WHAT YOU SAID

Look for long-term loyalty
The claim that heavy discounting by retailers is far outweighed by offering an engaging loyalty scheme in a Maximiles report prompted an online debate. Find the story at mwlinks.co.uk/undermine and see comment extracts below.

While Guy [Keeling, managing director of Maximiles] is right to say loyalty schemes should stay core to a retailer’s promotional strategy, the balance changes at Christmas. Retailers need to go all out to incentivise that allimportant, one-off purchase.
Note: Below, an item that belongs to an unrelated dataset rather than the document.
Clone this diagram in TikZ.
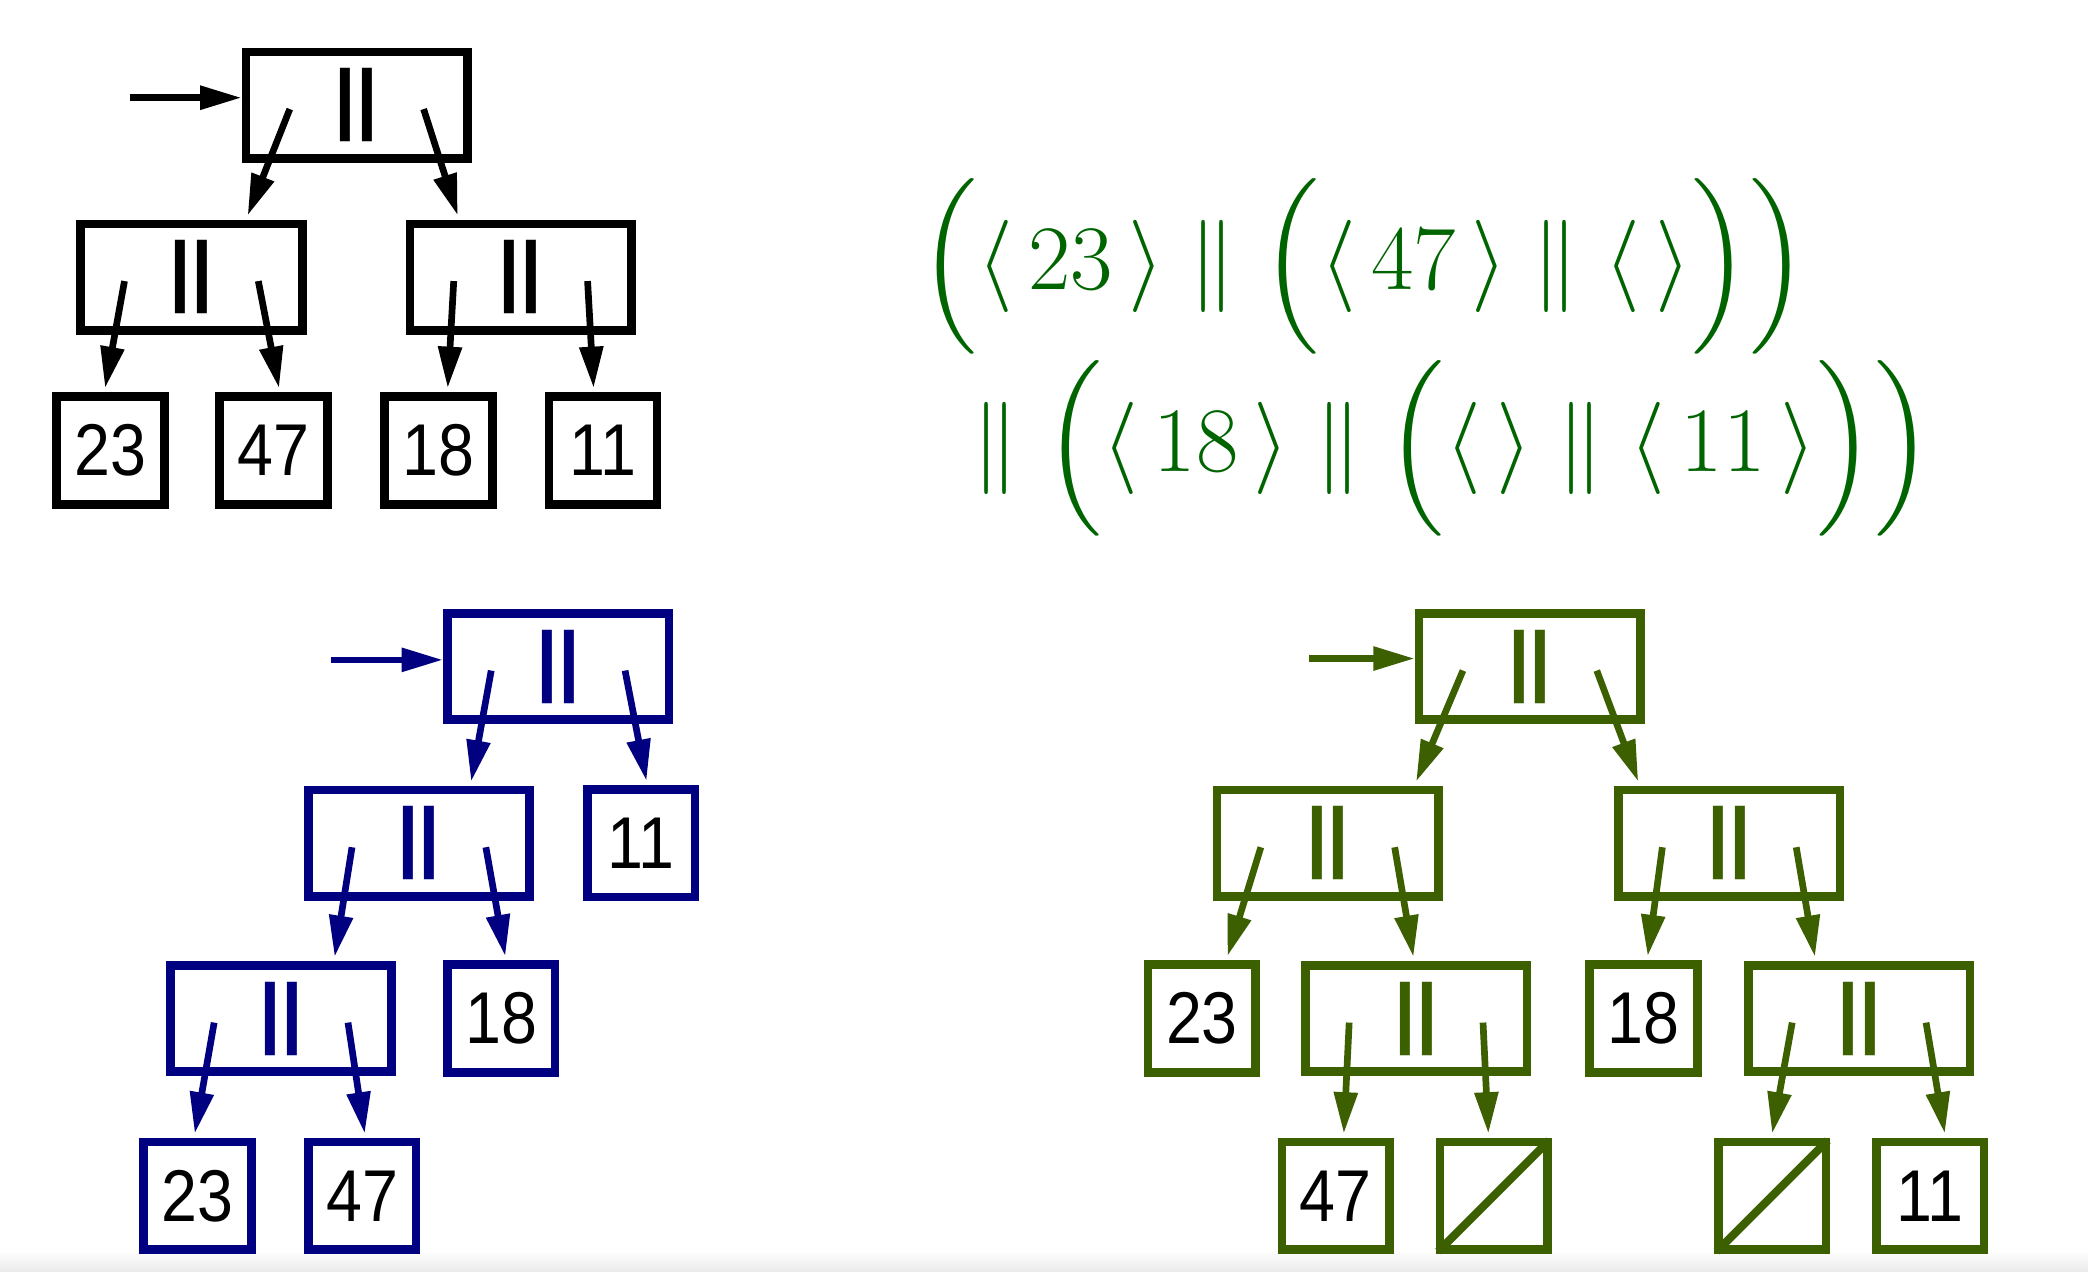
\documentclass[tikz,border=0pt]{standalone}
\usepackage{fix-cm}
\usepackage{amsmath}
\usepackage{fontspec}
\newfontfamily\boxfont[FakeStretch=0.88]{Liberation Sans}
\newfontfamily\barfont{Liberation Sans}
\usetikzlibrary{arrows.meta}
\definecolor{nblue}{RGB}{0,0,128}
\definecolor{ngreen}{RGB}{60,95,0}
\definecolor{fgreen}{RGB}{0,100,0}
\tikzset{
  catbox/.style={draw, line width=0.65mm, minimum width=16.55mm, minimum height=7.95mm,
    inner sep=0pt, font={\barfont\bfseries\fontsize{16.5}{18}\selectfont}},
  leafbox/.style={draw, line width=0.65mm, minimum width=8.05mm, minimum height=8.05mm,
    inner sep=0pt, text=black, font={\boxfont\fontsize{15.6}{18}\selectfont}},
  ptr/.style={line width=0.5mm, -{Triangle[length=3.1mm,width=1.7mm]}},
  formula/.style={fgreen, anchor=base west, inner sep=0pt,
    font={\fontsize{19.6}{24}\selectfont}},
}
\begin{document}
\begin{tikzpicture}[x=0.1mm,y=-0.1mm]
\fill[white] (0,0) rectangle (1560,950.3);
\shade[top color=white, bottom color=black!8] (0,934) rectangle (1560,950.3);

% the sequence as a balanced tree
\node[catbox] (kT) at (266.5,78.5) {||};
\node[catbox] (kL) at (143,207) {||};
\node[catbox] (kR) at (389,207) {||};
\foreach \n/\x in {23/82.5,47/204.5,18/327.5,11/450.5}
  \node[leafbox] (k\n) at (\x,336.5) {\n};
\coordinate (kin) at (97,73);
\draw[ptr] (kin) -- (kin -| kT.west);
\foreach \p/\c/\d in {kT/kL/42,kL/k23/-4,kR/k18/7}
  \draw[ptr] ([shift={(36,46)}]\p.north west) -- ([shift={(\d,-3)}]\c.north);
\foreach \p/\c/\d in {kT/kR/-47,kL/k47/4,kR/k11/-7}
  \draw[ptr] ([shift={(-36,46)}]\p.north east) -- ([shift={(\d,-3)}]\c.north);

% the same sequence, leaning left
\begin{scope}[nblue]
\node[catbox] (bT) at (417,498) {||};
\node[catbox] (bM) at (313,630) {||};
\node[catbox] (bL) at (210,761) {||};
\node[leafbox] (b11) at (479,630) {11};
\node[leafbox] (b18) at (374.5,761) {18};
\node[leafbox] (b23) at (147.5,893.5) {23};
\node[leafbox] (b47) at (270.5,893.5) {47};
\coordinate (bin) at (247,493);
\draw[ptr] (bin) -- (bin -| bT.west);
\foreach \p/\c/\d in {bT/bM/39,bM/bL/40,bL/b23/-2}
  \draw[ptr] ([shift={(36,46)}]\p.north west) -- ([shift={(\d,-3)}]\c.north);
\foreach \p/\c/\d in {bT/b11/4,bM/b18/3,bL/b47/2}
  \draw[ptr] ([shift={(-36,46)}]\p.north east) -- ([shift={(\d,-3)}]\c.north);
\end{scope}

% the formula
\node[formula] (f1) at (686,216)
  {$\Big(\langle\,23\,\rangle \parallel \Big(\langle\,47\,\rangle \parallel \langle\,\rangle\Big)\Big)$};
\node[formula] (f2) at (726,352)
  {$\parallel \Big(\langle\,18\,\rangle \parallel \Big(\langle\,\rangle \parallel \langle\,11\,\rangle\Big)\Big)$};

% the tree of the formula, with empty leaves
\begin{scope}[ngreen]
\node[catbox] (gT) at (1143,498) {||};
\node[catbox] (gL) at (992,630) {||};
\node[catbox] (gR) at (1292,630) {||};
\node[catbox] (gLR) at (1058,761) {||};
\node[catbox] (gRR) at (1389,761) {||};
\node[leafbox] (g23) at (898,761) {23};
\node[leafbox] (g18) at (1228,761) {18};
\node[leafbox] (g47) at (998,893.5) {47};
\node[leafbox] (ge1) at (1116,893.5) {};
\node[leafbox] (ge2) at (1324,893.5) {};
\node[leafbox] (g11) at (1442,893.5) {11};
\draw[line width=0.6mm] ([shift={(2,-2)}]ge1.south west) -- ([shift={(-2,2)}]ge1.north east);
\draw[line width=0.6mm] ([shift={(2,-2)}]ge2.south west) -- ([shift={(-2,2)}]ge2.north east);
\coordinate (gin) at (978,492);
\draw[ptr] (gin) -- (gin -| gT.west);
\foreach \p/\c/\d in {gT/gL/66,gL/g23/19,gR/g18/3,gLR/g47/6,gRR/ge2/0}
  \draw[ptr] ([shift={(36,46)}]\p.north west) -- ([shift={(\d,-3)}]\c.north);
\foreach \p/\c/\d in {gT/gR/-68,gL/gLR/-2,gR/gRR/-33,gLR/ge1/-4,gRR/g11/11}
  \draw[ptr] ([shift={(-36,46)}]\p.north east) -- ([shift={(\d,-3)}]\c.north);
\end{scope}
\end{tikzpicture}
\end{document}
The important thing is to remain consistent to the brand and provide the customer with a great experience (and maybe a post Christmas-timed reward offer) so they come back in the New Year.
Steve McArdle, Director, Loyalty Minds

True, but we’re all just a little bit bored of ’me too’ loyalty programmes. Retailers need to dare to be a bit different and have non-points-based loyalty programmes that are much more cost-effective and appealing to the consumer.
Sarah Cross, Uber UK

Retail loyalty is about getting to know your customers – is it the same customer visiting ten times or ten customers visiting once. Points are typically the price you pay for a customer to raise their hand, but this doesn’t have to mean discounts/money off. Loyalty programmes are not a
replacement of sales promotion, but can make these work harder and smarter.
Mark Sage

No matter how successful Christmas promotions are, such seasonal discounts only take a retailer so far. Businesses that want to establish an ongoing relationship with their customers, one that engenders loyalty and gets consumers buying more and more frequently, need more than just periodic blanket promotions – they need the sort of targeted activity that really only the data gathered from a loyalty programme yields.